A week earlier, you’d lost your temper over a matter of childish insignificance, then gone storming about for several minutes, an alpha gibbon shaking his fists at the heavens, hooting, bellowing, using a favored expression at such times, “I can’t believe you did that.”  Such an expression of feeling is often thought to apply to the object of lost temper.  In a sense, it is, but not yet.  The failure to believe is in fact directed at you.  You are in actuality complaining that you did or said whatever it was that triggered toe outburst of reaction.

There is some comfort resident in the awareness of you doing such things with less frequency than you did in your early years, yet you are aware of not wanting to get by on that kind of comfort, nor that type of results.

Your attention draws you back to the subject at the center of gravity of your being, which is your relationship to story.  Through story rather than introspection, you attempt a closer, clearer understanding of the juggernaut that is you, careening through the marketplaces and universities of Reality.

Story is more hospitable to you than introspection because of the way story forces issues, does not leave your side any more than change abandons you or leaves you free of its tantrums and stratagems.   Story, too, has undergone changes, in some quaint ways impudently metaphoric of some of the more physical changes wrought upon you.

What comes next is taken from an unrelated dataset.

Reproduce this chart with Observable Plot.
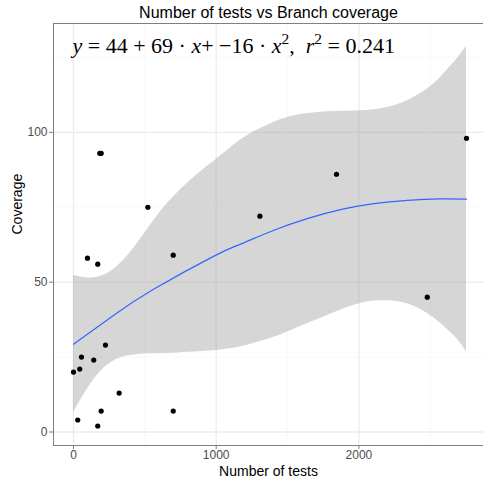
<!DOCTYPE html>
<html><head><meta charset="utf-8">
<script src="https://cdn.jsdelivr.net/npm/d3@7"></script>
<script src="https://cdn.jsdelivr.net/npm/@observablehq/plot@0.6"></script>
<style>html,body{margin:0;padding:0;background:#fff}</style>
</head><body><div id="chart"></div>
<script>
// ---- text ----
const titleText = "Number of tests vs Branch coverage";
const xLabel = "Number of tests";
const yLabel = "Coverage";
const eqSegs = [["y","i"],[" = 44 + 69 \u00B7 ",""],["x","i"],["+ \u221216 \u00B7 ",""],["x","i"],["2","s"],[",  ",""],["r","i"],["2","s"],[" = 0.241",""]];

// ---- ticks / domains ----
const xTicks = [0, 1000, 2000];
const xMinor = [500, 1500, 2500];
const yTicks = [0, 50, 100];
const yMinor = [25, 75, 125];
const xDomain = [-140, 2873];
const yDomain = [-4.5, 136.3];

// ---- observed points ----
const tests    = [0, 30, 44, 56, 98, 142, 170, 170, 184, 194, 194, 224, 320, 521, 699, 699, 1306, 1843, 2479, 2754];
const coverage = [20, 4, 21, 25, 58, 24, 56, 2, 93, 93, 7, 29, 13, 75, 59, 7, 72, 86, 45, 98];

// ---- fitted curve ----
const fitX = [0, 280, 561, 981, 1171, 1404, 1638, 1871, 2105, 2339, 2572, 2754];
const fitY = [29.3, 38.9, 47.6, 58.6, 62.7, 67.3, 71.2, 74.2, 76.2, 77.3, 77.8, 77.7];

// ---- confidence band ----
const bandX    = [0, 100, 200, 300, 400, 500, 600, 700, 800, 900, 1000, 1150, 1300, 1450, 1600, 1750, 1900, 2050, 2200, 2350, 2500, 2600, 2700, 2754];
const bandHigh = [52.2, 51.4, 52.1, 55, 60, 66.4, 72.9, 78.4, 83.1, 87.2, 90.9, 96.7, 101, 104.2, 106, 106.8, 107, 107.3, 108.3, 110.8, 115.2, 119.8, 125.2, 128.7];
const bandLow  = [6.5, 14.5, 20.7, 24.2, 25.5, 26, 26.1, 26.3, 26.6, 26.9, 27.2, 28.2, 30, 32.4, 35.4, 38.3, 41.2, 43.3, 43.8, 42.6, 38.9, 35.1, 30.4, 26.6];

const points = tests.map((t, i) => ({x: t, y: coverage[i]}));
const fit = fitX.map((x, i) => ({x, y: fitY[i]}));
const band = bandX.map((x, i) => ({x, lo: bandLow[i], hi: bandHigh[i]}));
const eqText = eqSegs.map(d => d[0]).join("");

const chart = Plot.plot({
  width: 483, height: 482,
  marginTop: 23, marginLeft: 53, marginRight: 0, marginBottom: 37,
  x: {domain: xDomain, axis: null},
  y: {domain: yDomain, axis: null},
  style: {fontFamily: "'Liberation Sans', Arial, sans-serif", fontSize: "12px", background: "#fff", color: "#4d4d4d"},
  marks: [
    Plot.ruleX(xMinor, {stroke: "#fafafa", strokeWidth: 1.2}),
    Plot.ruleY(yMinor, {stroke: "#fafafa", strokeWidth: 1.2}),
    Plot.ruleX(xTicks, {stroke: "#ebebeb", strokeWidth: 1.3}),
    Plot.ruleY(yTicks, {stroke: "#ebebeb", strokeWidth: 1.3}),
    Plot.areaY(band, {x: "x", y1: "lo", y2: "hi", fill: "#999999", fillOpacity: 0.4, curve: "natural"}),
    Plot.line(fit, {x: "x", y: "y", stroke: "#3366ff", strokeWidth: 1.2, curve: "natural"}),
    Plot.dot(points, {x: "x", y: "y", r: 2.6, fill: "black", stroke: "none"}),
    Plot.ruleX([xDomain[0]], {stroke: "#7f7f7f", strokeWidth: 1}),
    Plot.ruleY([yDomain[0], yDomain[1]], {stroke: "#7f7f7f", strokeWidth: 1}),
    Plot.axisX({ticks: xTicks, tickFormat: d => String(d), tickSize: 4, tickPadding: 1, label: null, stroke: "#7f7f7f", fill: "#4d4d4d", fontSize: 12}),
    Plot.axisY({ticks: yTicks, tickFormat: d => String(d), tickSize: 4, tickPadding: 2, label: null, stroke: "#7f7f7f", fill: "#4d4d4d", fontSize: 12}),
    Plot.text([titleText], {frameAnchor: "top", lineAnchor: "middle", dy: -10.5, fontSize: 16, fill: "black"}),
    Plot.text([xLabel], {frameAnchor: "bottom", lineAnchor: "middle", dy: 26.5, fontSize: 14, fill: "black"}),
    Plot.text([yLabel], {frameAnchor: "left", lineAnchor: "middle", dx: -36, rotate: -90, fontSize: 14, fill: "black"}),
    Plot.text([eqText], {frameAnchor: "top-left", lineAnchor: "middle", dx: 19, dy: 22.8, textAnchor: "start", fontSize: 22, fontFamily: "'Liberation Serif', 'Times New Roman', serif", fill: "black"})
  ]
});
document.getElementById("chart").appendChild(chart);

// rich-format the equation (italic variables, superscripts)
d3.select(chart).selectAll("text").filter(function(){ return this.textContent === eqText; }).each(function(){
  const t = d3.select(this);
  t.text(null);
  let shifted = false;
  eqSegs.forEach(([s, k]) => {
    const sp = t.append("tspan").text(s);
    if (k === "i") sp.attr("font-style", "italic");
    if (k === "s") { sp.attr("font-size", "0.7em").attr("dy", "-0.6em"); shifted = true; }
    else if (shifted) { sp.attr("dy", "0.42em"); shifted = false; }
  });
});
</script>
</body></html>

For a planned work to be called Guilt Literature, you are looking with care at works from the eighteenth-, nineteenth-, and twentieth-century Western canon.  Talk about high foreheads.  There has been a swirl of Darwinism, Jane Austen-ism, change, and gravity turned loose on story, yet it is still recognizable for what it does to us and for us, whether we read it, write it, or both.  It has changed, but you can still recognize it by its smile.

You have changed, but you are still recognizable by the laugh lines in your prose.


1 comment:

Storm Dweller said...

The rest of the body may change, but certain identifying fingerprints never do. Laugh lines are difficult to erase, even with things such as time and change.